Please comment on the following OpenFTS/tsearch2 issues! - Mailing list pgsql-general

From Don Walker
Subject Please comment on the following OpenFTS/tsearch2 issues!
Date
Msg-id 001101c668a0$c26d8010$dbd849c6@donxp
Whole thread Raw
Responses Re: Please comment on the following OpenFTS/tsearch2 issues!
Re: Please comment on the following OpenFTS/tsearch2 issues!
List pgsql-general
This topic was originally posted to the OpenFTS-general list on April 24,
2006. There were no replies in about 22 hours so I'm reposting to this more
active list.

I'm investigating OpenFTS and tsearch2 to see if they provide enough
full-text searching features to be used in a new application.

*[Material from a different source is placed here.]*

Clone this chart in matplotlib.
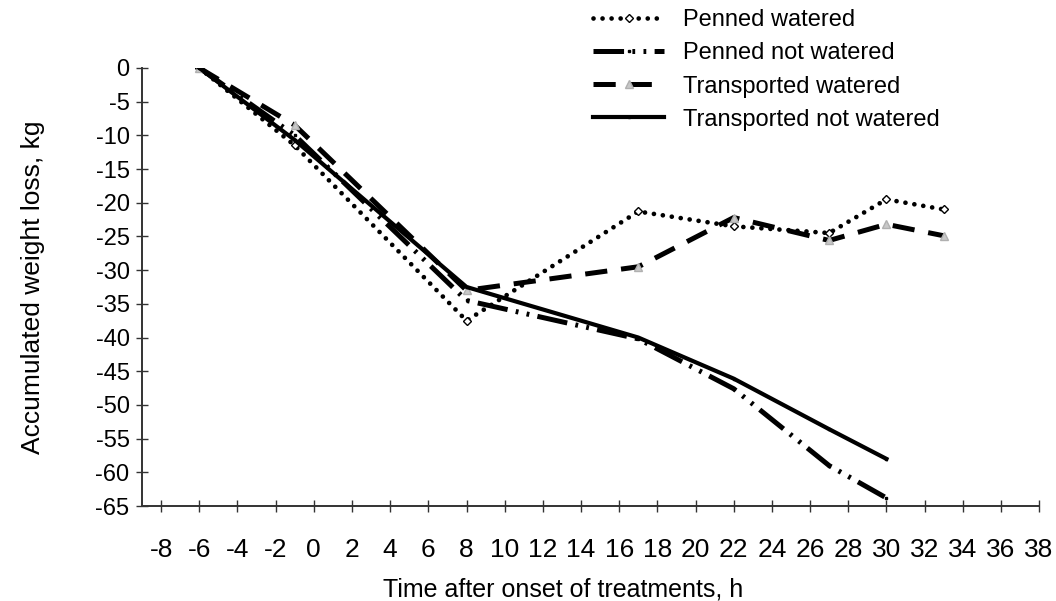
# accumulated weight loss over time, four treatment groups

import matplotlib
matplotlib.use("Agg")
import matplotlib.pyplot as plt
from matplotlib import font_manager

plt.rcParams['font.family'] = ['Liberation Sans', 'DejaVu Sans']
plt.rcParams['axes.unicode_minus'] = False
plt.rcParams['lines.scale_dashes'] = False

installed = {f.name for f in font_manager.fontManager.ttflist}
narrow = 'Liberation Sans Narrow' if 'Liberation Sans Narrow' in installed else 'Liberation Sans'

hours_watered = [-6, -1, 8, 17, 22, 27, 30, 33]
hours_not_watered = [-6, -1, 8, 17, 22, 27, 30]

penned_watered = [0, -11.5, -37.5, -21.3, -23.5, -24.5, -19.5, -21.0]
penned_not_watered = [0, -10.0, -34.5, -40.2, -47.6, -59.0, -63.8]
transported_watered = [0, -8.5, -33.0, -29.5, -22.2, -25.6, -23.2, -24.9]
transported_not_watered = [0, -10.7, -32.5, -40.0, -46.1, -53.6, -58.0]

x_ticks = list(range(-8, 39, 2))
y_ticks = list(range(-65, 1, 5))

fig = plt.figure(figsize=(10.56, 6.01), dpi=100, facecolor='w')
ax = fig.add_axes([0.1345, 0.158, 0.8495, 0.729])

ax.plot(hours_watered, penned_watered, color='black', lw=3.4,
        dashes=(0.01, 6.5), dash_capstyle='round',
        marker='D', markersize=4.5, markerfacecolor='white',
        markeredgecolor='black', markeredgewidth=1,
        label='Penned watered')
ax.plot(hours_not_watered, penned_not_watered, color='black', lw=3.6,
        dashes=(22, 6, 2, 6, 2, 6), marker='s', markersize=2,
        label='Penned not watered')
ax.plot(hours_watered, transported_watered, color='black', lw=3.6,
        dashes=(16, 10), marker='^', markersize=5.5,
        markerfacecolor='#c8c8c8', markeredgecolor='#b0b0b0',
        label='Transported watered')
ax.plot(hours_not_watered, transported_not_watered, color='black', lw=3.0,
        marker='s', markersize=2, label='Transported not watered')

ax.set_xlim(-9, 38)
ax.set_ylim(-65, 0)
ax.set_xticks(x_ticks)
ax.set_xticklabels([str(v) for v in x_ticks], family=narrow, fontsize=19)
ax.set_yticks(y_ticks)
ax.set_yticklabels([str(v) for v in y_ticks], fontsize=17)

for side in ['top', 'right']:
    ax.spines[side].set_visible(False)
for side in ['left', 'bottom']:
    ax.spines[side].set_linewidth(1.4)
    ax.spines[side].set_color('#333333')

ax.tick_params(axis='both', direction='inout', length=8, width=1,
               color='#333333')
ax.tick_params(axis='x', pad=19)
ax.tick_params(axis='y', pad=5)

ax.set_xlabel('Time after onset of treatments, h', family=narrow, fontsize=18)
ax.xaxis.set_label_coords(0.469, -0.163)
ax.set_ylabel('Accumulated weight loss, kg', fontsize=19)
ax.yaxis.set_label_coords(-0.108, 0.5)

fig.legend(loc='upper left', bbox_to_anchor=(0.546, 1.012), frameon=False,
           fontsize=17, handlelength=3.0, handletextpad=0.8,
           labelspacing=0.47, borderpad=0.2)

fig.savefig('out.png', dpi=100, facecolor='w')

I've run into
a number of issues that I would appreciate feedback/comments/workarounds on.

1. While tsearch2 provides fairly complete boolean search expression support
with AND - &, OR - |, NOT - !, and grouping - (), OpenFTS appears to only
have support for ANDing search terms. Is there some reason it hasn't been
extended to support full tsearch2 search expressions? Has anyone modified
OpenFTS to do this?

2. Neither OpenFTS or tsearch2 support exact phrase matching. I've seen the
workaround to support matching a single exact phrase by modifying the WHERE
clause with textcolumn ~* "exact phrase". Does this give reasonable
performance? Has anyone implemented exact phrase matching in complex search
expressions like ("exact phrase1" AND term1) OR (NOT "exact phrase2" AND
"exact phrase3") ?

3. The following summarizes what I've read about performance and scalability
of OpenFTS and/or tsearch2:

a) don't expect OpenFTS/tsearch2 to perform/scale as well as dedicated
search engines like Lucene, http://lucene.apache.org/,
http://archives.postgresql.org/pgsql-general/2002-05/msg01156.php.

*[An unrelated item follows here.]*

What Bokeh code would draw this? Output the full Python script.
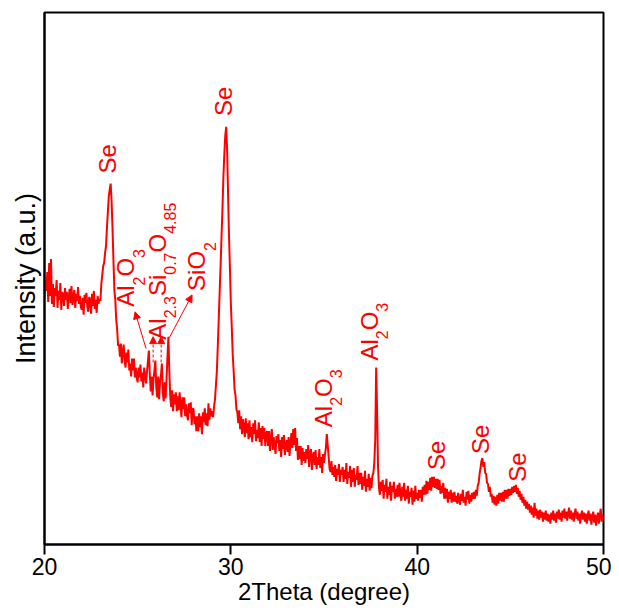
import numpy as np
from bokeh.plotting import figure
from bokeh.models import Range1d, FixedTicker, Label, Arrow, NormalHead
from bokeh.embed import file_html
from bokeh.resources import INLINE

# ---- data ----
two_theta = np.round(np.arange(20.0, 50.0001, 0.05), 2)

intensity = [
    248, 266, 255, 274, 244, 283, 250, 287, 242, 262, 239, 258, 250, 266, 238, 255, 246, 263, 236, 254,  # 20
    251, 240, 258, 246, 254, 237, 249, 257, 243, 260, 241, 248, 256, 238, 252, 245, 259, 242, 250, 239,  # 21
    236, 248, 231, 251, 243, 253, 239, 234, 249, 245, 232, 252, 240, 255, 237, 246, 233, 250, 242, 247,  # 22
    245, 262, 271, 280, 283, 293, 300, 318, 334, 350, 357, 363, 346, 318, 286, 256, 246, 226, 216, 200,  # 23
    201, 189, 202, 182, 194, 201, 185, 178, 193, 183, 196, 175, 182, 169, 187, 175, 187, 168, 178, 168,  # 24
    163, 178, 168, 181, 164, 173, 158, 178, 170, 162, 174, 184, 195, 172, 154, 169, 150, 166, 175, 185,  # 25
    158, 148, 169, 146, 164, 170, 182, 152, 144, 163, 147, 167, 189, 209, 174, 148, 138, 155, 134, 151,  # 26
    141, 153, 134, 149, 135, 153, 140, 128, 148, 136, 148, 129, 141, 130, 125, 142, 132, 143, 120, 137,  # 27
    136, 121, 129, 114, 129, 114, 132, 118, 129, 111, 133, 123, 137, 120, 132, 119, 142, 125, 137, 129,  # 28
    134, 128, 139, 146, 160, 174, 199, 226, 254, 280, 309, 337, 369, 392, 411, 420, 398, 354, 312, 279,  # 29
    243, 219, 192, 175, 156, 150, 136, 133, 122, 135, 116, 129, 111, 126, 118, 108, 127, 112, 122, 106,  # 30
    125, 108, 118, 103, 122, 111, 125, 104, 115, 107, 123, 103, 117, 99, 119, 106, 117, 99, 111, 114,  # 31
    99, 114, 94, 107, 116, 95, 108, 100, 91, 109, 102, 111, 94, 105, 88, 108, 96, 110, 90, 101,  # 32
    105, 93, 108, 89, 102, 112, 97, 116, 100, 117, 94, 107, 85, 99, 86, 99, 80, 97, 84, 93,  # 33
    82, 96, 86, 100, 78, 92, 96, 75, 89, 93, 80, 95, 76, 88, 80, 96, 77, 88, 72, 91,  # 34
    82, 90, 97, 111, 100, 88, 76, 73, 84, 70, 78, 68, 80, 64, 76, 70, 81, 63, 75, 70,  # 35
    78, 63, 75, 66, 82, 61, 73, 67, 79, 58, 75, 63, 77, 58, 70, 65, 79, 60, 72, 61,  # 36
    72, 55, 68, 59, 74, 53, 66, 58, 71, 54, 67, 57, 69, 72, 82, 106, 178, 134, 78, 57,  # 37
    50, 63, 54, 65, 46, 60, 53, 66, 46, 58, 50, 63, 44, 59, 53, 63, 46, 56, 48, 60,  # 38
    48, 62, 51, 44, 58, 48, 62, 44, 55, 46, 59, 41, 53, 48, 57, 40, 54, 43, 59, 46,  # 39
    52, 44, 55, 47, 55, 43, 58, 50, 60, 50, 64, 51, 63, 55, 67, 54, 68, 58, 68, 57,  # 40
    66, 56, 66, 55, 65, 51, 59, 52, 62, 46, 57, 46, 56, 42, 53, 46, 55, 42, 52, 43,  # 41
    53, 43, 49, 41, 52, 45, 40, 51, 44, 55, 42, 48, 39, 53, 45, 54, 41, 50, 43, 52,  # 42
    46, 53, 46, 55, 49, 59, 62, 71, 77, 84, 87, 78, 83, 72, 71, 62, 61, 53, 58, 48,  # 43
    51, 42, 49, 40, 48, 39, 50, 41, 52, 44, 52, 43, 53, 43, 55, 46, 55, 46, 56, 49,  # 44
    56, 50, 58, 52, 59, 53, 60, 51, 57, 48, 54, 45, 51, 42, 48, 39, 45, 36, 43, 35,  # 45
    41, 32, 39, 30, 37, 27, 42, 29, 36, 26, 34, 25, 35, 27, 33, 23, 32, 25, 34, 24,  # 46
    31, 23, 30, 21, 32, 25, 34, 24, 31, 22, 33, 26, 35, 25, 32, 23, 34, 27, 36, 26,  # 47
    33, 24, 31, 37, 26, 34, 25, 32, 23, 31, 36, 26, 33, 24, 31, 21, 30, 34, 25, 32,  # 48
    23, 31, 21, 29, 34, 24, 31, 20, 28, 33, 22, 30, 19, 27, 32, 21, 29, 36, 23, 30,  # 49
    26,
]

x_ticks = [20, 30, 40, 50]

# peak annotations: (2theta anchor, intensity anchor, [(text, is_subscript), ...])
peak_labels = [
    (23.38, 373, [("Se", False)]),
    (29.62, 431, [("Se", False)]),
    (24.35, 239, [("Al", False), ("2", True), ("O", False), ("3", True)]),
    (26.06, 206, [("Al", False), ("2.3", True), ("Si", False), ("0.7", True), ("O", False), ("4.85", True)]),
    (28.18, 255, [("Si", False), ("O", False), ("2", True)]),
    (34.95, 118, [("Al", False), ("2", True), ("O", False), ("3", True)]),
    (37.44, 185, [("Al", False), ("2", True), ("O", False), ("3", True)]),
    (41.04, 75, [("Se", False)]),
    (43.40, 91, [("Se", False)]),
    (45.38, 63, [("Se", False)]),
]

# arrows: (x_start, y_start, x_end, y_end, dashed)
arrows = [
    (25.45, 197, 24.86, 234, False),
    (25.83, 183, 25.83, 209, True),
    (26.26, 183, 26.26, 209, True),
    (26.70, 208, 27.92, 251, False),
]

RED = "#ff0000"
FONT = "Liberation Sans"
MAIN = 24
SUB = 16
WIDTHS = {"A": 0.667, "l": 0.222, "O": 0.778, "S": 0.667, "i": 0.222, "e": 0.556, ".": 0.278}


def advance(s, size):
    return sum(WIDTHS.get(c, 0.556) for c in s) * size


p = figure(width=611, height=607, output_backend="svg", toolbar_location=None,
           x_range=Range1d(20, 50), y_range=Range1d(0, 535),
           min_border_left=44, min_border_right=8, min_border_top=12, min_border_bottom=0)

p.line(two_theta, intensity, line_color=RED, line_width=2)

p.xgrid.visible = False
p.ygrid.visible = False
p.outline_line_color = "black"
p.outline_line_width = 2
p.background_fill_color = "white"
p.border_fill_color = "white"

xa = p.xaxis[0]
xa.ticker = FixedTicker(ticks=x_ticks, minor_ticks=[])
xa.major_tick_out = 10
xa.major_tick_in = 0
xa.major_tick_line_width = 2
xa.axis_line_width = 2
xa.major_label_standoff = 3
xa.major_label_text_font = FONT
xa.major_label_text_font_size = "23px"
xa.major_label_text_color = "black"
xa.axis_label = "2Theta (degree)"
xa.axis_label_text_font = FONT
xa.axis_label_text_font_size = "24px"
xa.axis_label_text_font_style = "normal"
xa.axis_label_standoff = 0
xa.axis_label_text_color = "black"

ya = p.yaxis[0]
ya.ticker = FixedTicker(ticks=[], minor_ticks=[])
ya.major_tick_line_color = None
ya.minor_tick_line_color = None
ya.axis_line_width = 2
ya.axis_label = "Intensity (a.u.)"
ya.axis_label_text_font = FONT
ya.axis_label_text_font_size = "27px"
ya.axis_label_text_font_style = "normal"
ya.axis_label_standoff = 4
ya.axis_label_text_color = "black"

for x0, y0, parts in peak_labels:
    off = 0.0
    for txt, sub in parts:
        size = SUB if sub else MAIN
        p.add_layout(Label(x=x0, y=y0, text=txt, angle=np.pi / 2,
                           x_offset=13 if sub else 0, y_offset=off,
                           text_align="left", text_baseline="middle",
                           text_font=FONT, text_font_size=f"{size}px",
                           text_color=RED))
        off += advance(txt, size)

for xs, ys, xe, ye, dashed in arrows:
    p.add_layout(Arrow(end=NormalHead(size=7, fill_color=RED, line_color=RED, line_width=1),
                       x_start=xs, y_start=ys, x_end=xe, y_end=ye,
                       line_color=RED, line_width=1,
                       line_dash="3 2" if dashed else "solid"))

open("out.html", "w").write(file_html(p, INLINE))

b) OR queries are slower than AND queries,
http://www.sai.msu.su/~megera/postgres/gist/tsearch/V2/docs/oscon_tsearch2/o
ptimization.html.

c) the design trade-offs favor online indexing instead of search
performance/scalability - see Full text search engine section in
http://www.sai.msu.su/~megera/oddmuse/index.cgi/todo

d) there are a number of things you can do to improve performance - see the
thread starting at
http://sourceforge.net/mailarchive/message.php?msg_id=11444008.

Do you agree with this summary? If you are using either OpenFTS or tsearch2
in production, has the performance been acceptable? For my application I
could be looking at several million documents averaging about 3 pages each
(I only have ballpark figures at present).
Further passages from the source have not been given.